Reading the Exchange Flow Signal
Exchange inflows from long-term holders are one of the more reliable on-chain indicators of near-term directional pressure. Coins moving to exchanges are generally presumed to be heading toward sale; coins leaving exchanges suggest accumulation or self-custody migration. A sustained skew toward inflows — particularly from a cohort that historically holds through adversity — raises the question of how much additional supply remains in hands that are now willing to sell below their cost basis.
The two-thirds figure is significant because it suggests this is not a case of a few large wallets rebalancing. The breadth of the behavior across the long-term holder cohort implies that the pain is widely distributed. Some portion of these sellers may be individuals managing liquidity needs in a difficult macro environment; others may be institutions marking portfolios to market and reducing risk exposures in response to the same signals driving caution across equity and credit markets.

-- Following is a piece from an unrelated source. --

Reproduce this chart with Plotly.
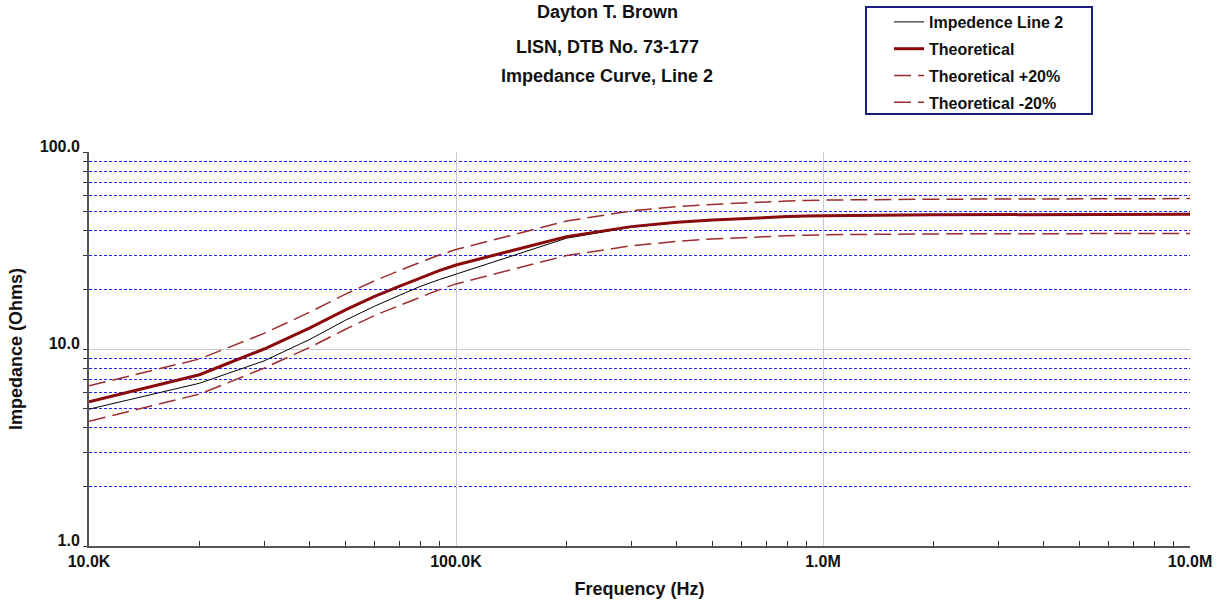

Where the Price Floor Might Come From
Historically, long-term holder capitulation has marked or preceded cycle bottoms, though timing the precise inflection point has proven consistently difficult. The logic is straightforward: once the weakest hands among the committed holders have exited, the remaining supply tends to be concentrated among participants with either very low cost bases or very high conviction — both groups less likely to sell at current levels. What follows such episodes has often been consolidation followed by renewed accumulation by a new cohort of buyers entering at distressed prices.
The $63,000 zone is being tested as a support level during this pressure cycle. Whether it holds depends on whether the macro risk-off sentiment stabilizes or intensifies, and whether any demand-side catalysts — institutional inflows, regulatory clarity, favorable macro pivots — emerge to absorb the available supply. Neither outcome can be reliably predicted from on-chain data alone, but the on-chain picture does clarify that the selling pressure is real, distributed, and loss-driven rather than profit-taking by confident participants rotating out at favorable prices.
What This Means for the Market
The confluence of a $63,000 price test, two-thirds of exchange inflows from long-term holders taking losses, and a deteriorating macro backdrop presents a market structure that demands caution. It does not confirm further downside, but it removes the comfort of interpreting current price action as healthy consolidation near highs. The signal here is stress — the kind that accumulates quietly in long-held positions before becoming visible in on-chain flows. For participants tracking Bitcoin's market structure, the behavior of this cohort over the coming weeks will be one of the clearest indicators of whether the current cycle is repricing toward a new floor or beginning a more protracted correction.